Repository Structure
film-wgan-password-generation
│
├── notebooks
│ ├── 01_preprocess.ipynb
│ ├── 02_train_model.ipynb
│ └── 03_evaluation.ipynb
│
├── src
│ ├── preprocess.py
│ ├── train.py
│ ├── evaluate.py
│ └── model.py
│
├── figures
│ ├── architecture.png
│ ├── loss_curve.png
│
├── requirements.txt
├── README.md
├── LICENSE
└── .github/workflows/build.yml
Dataset
This project uses the PasswordCollection dataset.
Source:
https://github.com/yuqian5/PasswordCollection
The dataset is not included in this repository.

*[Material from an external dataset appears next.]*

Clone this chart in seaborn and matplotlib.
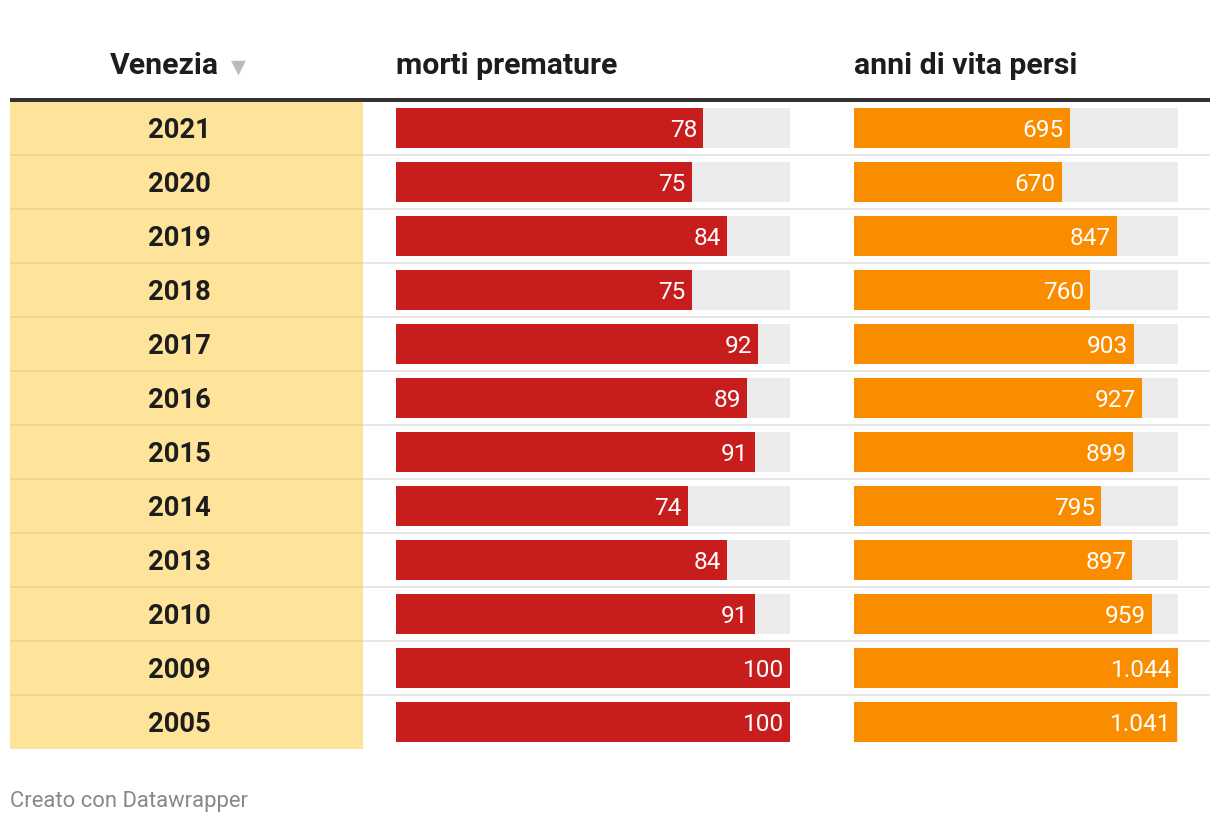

Preprocessing converts passwords into a fixed-length integer representation (16 tokens).
Preprocessing Pipeline
The preprocessing pipeline performs the following steps:
- Unicode normalization (NFKD)
- ASCII filtering (94 printable characters)
- Password truncation or padding to length 16
- Integer token encoding
- Export dataset as:
train_data.npy
chars.txt
Training Configuration
All models are trained using identical hyperparameters:
| Parameter | Value |
|---|---|
| Optimizer | Adam |
| β1 | 0 |
| β2 | 0.9 |
| Generator LR | 2×10⁻⁵ |
| Critic LR | 1×10⁻⁴ |
| Batch Size | 96 |
| Latent Dimension | 128 |
| Sequence Length | 16 |
| Critic Iterations | 5 |
| Gradient Penalty | λ = 10 |
| Training Budget | 60 epochs |
Conditional experiments use a balanced subset of 250k samples.
Training Environment
Experiments were executed on Kaggle notebooks using:
- GPU: NVIDIA T4 (16 GB VRAM)
- Python: 3.11
- TensorFlow: 2.15
Evaluation Metrics
The following metrics are used for evaluation:
Uniqueness
Fraction of unique samples among generated outputs.
N-gram Coverage
Coverage of 2-gram, 3-gram, and 4-gram patterns between generated and real samples.
Character-Class Fidelity
Comparison of character class distributions between generated and real data.
Conditional Fidelity
Accuracy of generating passwords within the requested length bucket.
Quick Start
Install dependencies:
pip install -r requirements.txt
Preprocess dataset:
python src/preprocess.py
Train model:
python src/train.py
Evaluate results:
python src/evaluate.py
Ethical Considerations
This repository does not release raw password data or generated password samples.
Only aggregate statistics are reported to prevent misuse.
Model Architecture
The proposed FiLM-WGAN-CGAN architecture used for conditional password generation.
Training Loss Curves
Representative generator and critic loss curves during training.
Generated Length Distribution
Comparison of password length distributions between real data and generated samples.
Conditional Fidelity Confusion Matrix
Confusion matrix comparing requested length buckets vs generated outputs.
Character Class Distribution
Comparison of character-class frequencies between generated passwords and real data.
License
This project is licensed under the MIT License.
See LICENSE for details.
The dataset is downloaded during preprocessing and is not included in this repository.